Al mismo tiempo, no todo fue de esa manera, sin duda. Sabemos que, realmente, supuso una batalla entre la civilización y la barbarie, y que en noviembre de 1942 esa lucha alcanzó su cénit. Probablemente, gran parte de los implicados lo comprendieron ya entonces. Era evidente qué víctimas se cobraría. Dar por sentado el resultado de esa lucha es un error, no solo porque convierte a las víctimas en una suerte de tecnicismo histórico, sino también porque transforma algo que en aquel momento era una catástrofe humana desconocida, impredecible y opaca en una épica emocionante pero inofensiva. Además, puede alimentar la peligrosa ilusión de que todo aquello no podría repetirse de nuevo a día de hoy, incluso con el resultado opuesto.
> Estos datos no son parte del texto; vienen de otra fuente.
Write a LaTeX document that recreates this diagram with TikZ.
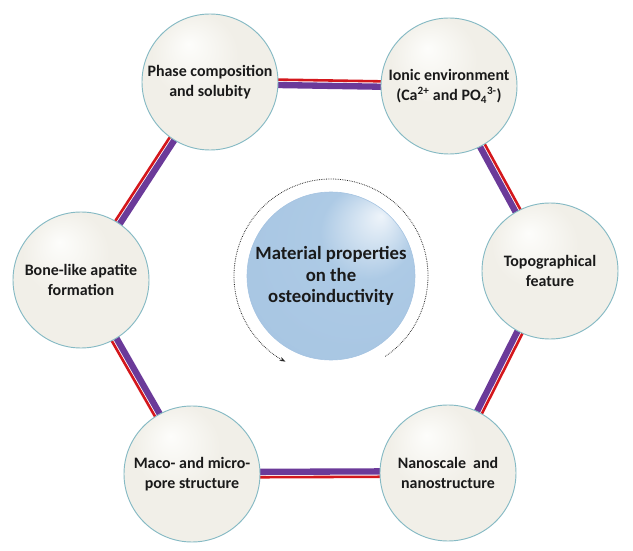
\documentclass[tikz,border=0pt]{standalone}
\usepackage{fontspec}
\setmainfont{Carlito}
\usetikzlibrary{calc,arrows.meta,backgrounds}

\definecolor{creamfill}{HTML}{F1EFE8}
\definecolor{creamedge}{HTML}{EAE7DE}
\definecolor{creamlight}{HTML}{FDFDFB}
\definecolor{rimteal}{HTML}{86BAC4}
\definecolor{corefill}{HTML}{ADCAE5}
\definecolor{coreedge}{HTML}{A4C3E1}
\definecolor{corelight}{HTML}{EEF4FA}
\definecolor{bandpurple}{HTML}{6B3A99}
\definecolor{threadred}{HTML}{D4171C}
\definecolor{labelgray}{HTML}{1A1A1A}

\pgfdeclareradialshading{bubbleshade}{\pgfpoint{-8bp}{14bp}}{%
  color(0bp)=(creamlight); color(16bp)=(creamfill); color(42bp)=(creamfill); color(52bp)=(creamedge)}
\pgfdeclareradialshading{coreshade}{\pgfpoint{15bp}{18bp}}{%
  color(0bp)=(corelight); color(14bp)=(corefill); color(50bp)=(coreedge)}

\tikzset{
  bubble/.style={circle, draw=rimteal, line width=0.8pt, shading=bubbleshade,
    minimum size=4.08cm, inner sep=0pt, align=center, text=labelgray,
    font=\fontsize{13.6}{17.5}\selectfont\bfseries},
  core/.style={circle, draw=coreedge, line width=0.5pt, shading=coreshade,
    minimum size=5.04cm, inner sep=0pt, align=center, text=labelgray,
    font=\fontsize{16}{18.5}\selectfont\bfseries},
  band/.style={draw=bandpurple, line width=5.4pt},
  thread/.style={draw=threadred, line width=2.2pt},
  orbit/.style={draw=black!85, line width=0.7pt, dash pattern=on 0.6pt off 0.9pt}
}

\begin{document}
\begin{tikzpicture}[x=0.03cm, y=0.03cm]
    \useasboundingbox (0,0) rectangle (633,551);

    \foreach \name/\x/\y/\txt in {
        phase/210/469/{Phase composition\\and solubity},
        ionic/449/465/{Ionic environment\\(Ca\textsuperscript{2+} and PO\textsubscript{4}\textsuperscript{3-})},
        topo/550/280/{Topographical\\feature},
        nano/448/78/{Nanoscale~ and\\nanostructure},
        maco/192/77/{Maco- and micro-\\pore structure},
        bone/81/271/{Bone-like apatite\\formation}} {
        \node[bubble] (\name) at (\x,\y) {\txt};
    }

    \node[core] (core) at (331,275) {Material properties\\on the\\osteoinductivity};

    \draw[orbit, -{Stealth[length=5pt, width=3.5pt]}] ($(core.center)+(-56:97)$)
        arc[start angle=-56, end angle=242, radius=97];

    \begin{scope}[on background layer]
        \foreach \a/\b in {phase/ionic, ionic/topo, topo/nano, nano/maco, maco/bone, bone/phase} {
            \draw[band] ($(\a.center)!1.6pt!-90:(\b.center)$) -- ($(\b.center)!1.6pt!90:(\a.center)$);
            \draw[thread] ($(\a.center)!3pt!90:(\b.center)$) -- ($(\b.center)!3pt!-90:(\a.center)$);
        }
    \end{scope}

\end{tikzpicture}
\end{document}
Uppsala, una mañana nublada de marzo de 2022
P. E.
Soñábamos en las noches feroces
sueños densos y violentos
soñados con el alma y con el cuerpo:
volver, comer, contar lo sucedido.
Hasta que se oía breve, sofocada
la orden del amanecer:
«Wstawać»;
y el corazón se nos hacía pedazos.
Ahora hemos vuelto a casa,
tenemos el vientre ahíto,
hemos terminado de contar nuestra historia.
Ya es hora. Pronto escucharemos de nuevo
la orden extranjera:
«Wstawać».
PRIMO LEVI*
Dramatis personae
Mansur Abdulin, soldado raso en las afueras de Stalingrado, 19 años.
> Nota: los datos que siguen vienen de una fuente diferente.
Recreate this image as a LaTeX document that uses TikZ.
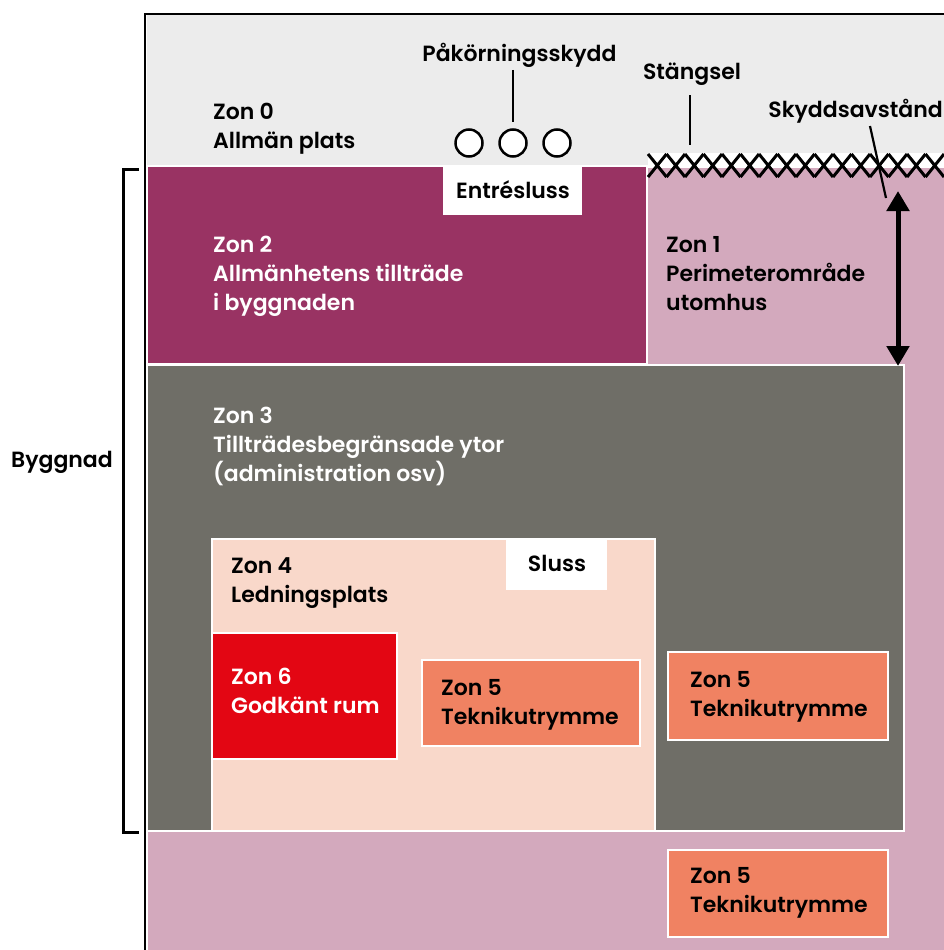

Ursula Blomberg, refugiada en Shanghái, 12 años.*
John Amery, fascista y desertor en Berlín, 30 años.
Vera Brittain, escritora y pacifista en Londres, 48 años.
Hélène Berr, estudiante universitaria en París, 21 años.
John Bushby, artillero en un bombardero Lancaster, 22 años.*
Paolo Caccia Dominioni, mayor de paracaidistas en África del Norte, 46 años.
Edward «Weary» Dunlop, médico militar y prisionero de guerra en Java, 35 años.
Albert Camus, escritor de Argelia, ahora en Le Panelier, 29 años.
Danuta Fijalkowska, refugiada y madre de una criatura en Międzyrzec Podlaski, 20 años.
Keith Douglas, teniente tanquista en África del Norte, 22 años.
Lidia Ginzburg, profesora de universidad en Leningrado, 40 años.
Vasili Grossman, reportero del Krasnaja Zvezda en Stalingrado, 36 años.
Vera Inber, poeta y periodista en Leningrado, 52 años.
Tameichi Hara, comandante de destructor frente
a Guadalcanal, 42 años.
Ernst Jünger, capitán del ejército y literato, de camino al frente oriental, 47 años.
Albert Holl, teniente de infantería en Stalingrado, 23 años.
Ursula von Kardorff, periodista en Berlín, 31 años.
Nella Last, ama de casa en Barrow-in-Furness, 53 años.
Nikolai Obrinba, partisano en Bielorrusia, 29 años.
John McEniry, piloto de bombardero en picado en Guadalcanal, 24 años.